The University of Maryland's University College, together with the Maryland Center for Public Broadcasting, has adapted successfully the decade-old British Open University concept by teaching American college courses over television nationwide.
Working with a $400,000 grant from the Carnegie Corp., the two groups put together the National University Consortium or NUC directed by Dr. Allan F. Hershfield.
NUC teaches college courses leading to bachelors degrees by providing materials for instruction to its students through agreements between member colleges and universities and local public or cable television stations.
Each member university -- Linfield College, Pennsylvania State University, California State University, University of Tennessee at Chattanooga and Southern Vermont College -- is paired with a participating TV station which has agreed to air specially produced college-level courses on a scheduled basis. Students enrolled with each school pay that institution the usual tuition fees and are responsible for a regular college-level workload.NUC has designed the program to allow completion of a four-year degree in five to six years.
"All the signs on this project are positive," said Hershfield. "Faculties generally love the courses. They're intellectually demanding and exquisitely produced."
Five different courses, three per semester, have been offered to students under the one-year pilot program.
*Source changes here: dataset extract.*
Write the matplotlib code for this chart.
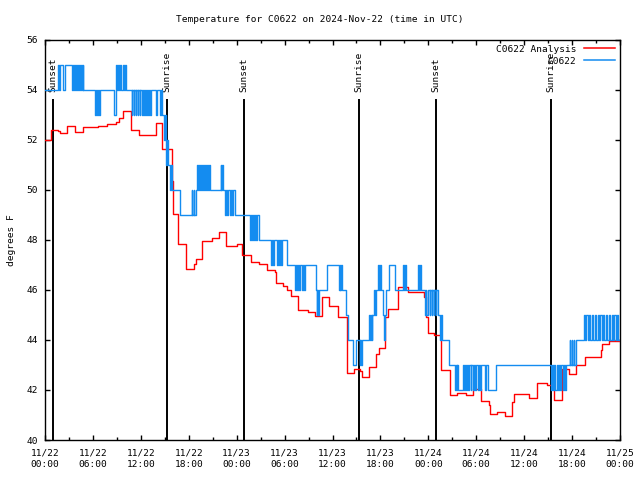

The program's first semester was a success, according to Hershfield, and indicates how much the use of public and cable television in off-campus, degree-oriented study has increased.
"We began with 375 students last September, and this semester we have at least 450. That's an increase of about 23 percent," said Hershfield.
"The performance and enrollments in this first year have been nothing short of extraordinary."
To assist those studying via television, member universities have made various arrangements to provide support services. These services include on-campus tutoring, toll-free hotlines, special libraries and access to regular course materials and professors.
"The students we have are without exception highly motivated people who dearly want a college degree," said Hershfield.
One major sign of the program's success is the number of educational facilities that have applied for membership in the consortium -- more than 30. Four additional pairs -- the University of San Francisco with Kqed, Texas Tech with KTXT, Rhode Island College with WSBE, and Wichita State University with KPTS -- were selected from these applicants to participate in the current academic semester. Other pairs will be added as the program continues.
"We are creating a nationally organized but locally based system of distance learning institutions consistent with the American tradition and structure of higher education and public broadcasting," explained Hershfield.
"Our ultimate goal is to have 100 universities and colleges paired to PBS or cable television stations within the next six years," he said. "Over the next six or seven years, we have made a commitment to offer enough college-level selections to provide arts or sciences degrees in the humanities, social and behavorial sciences, technology and management."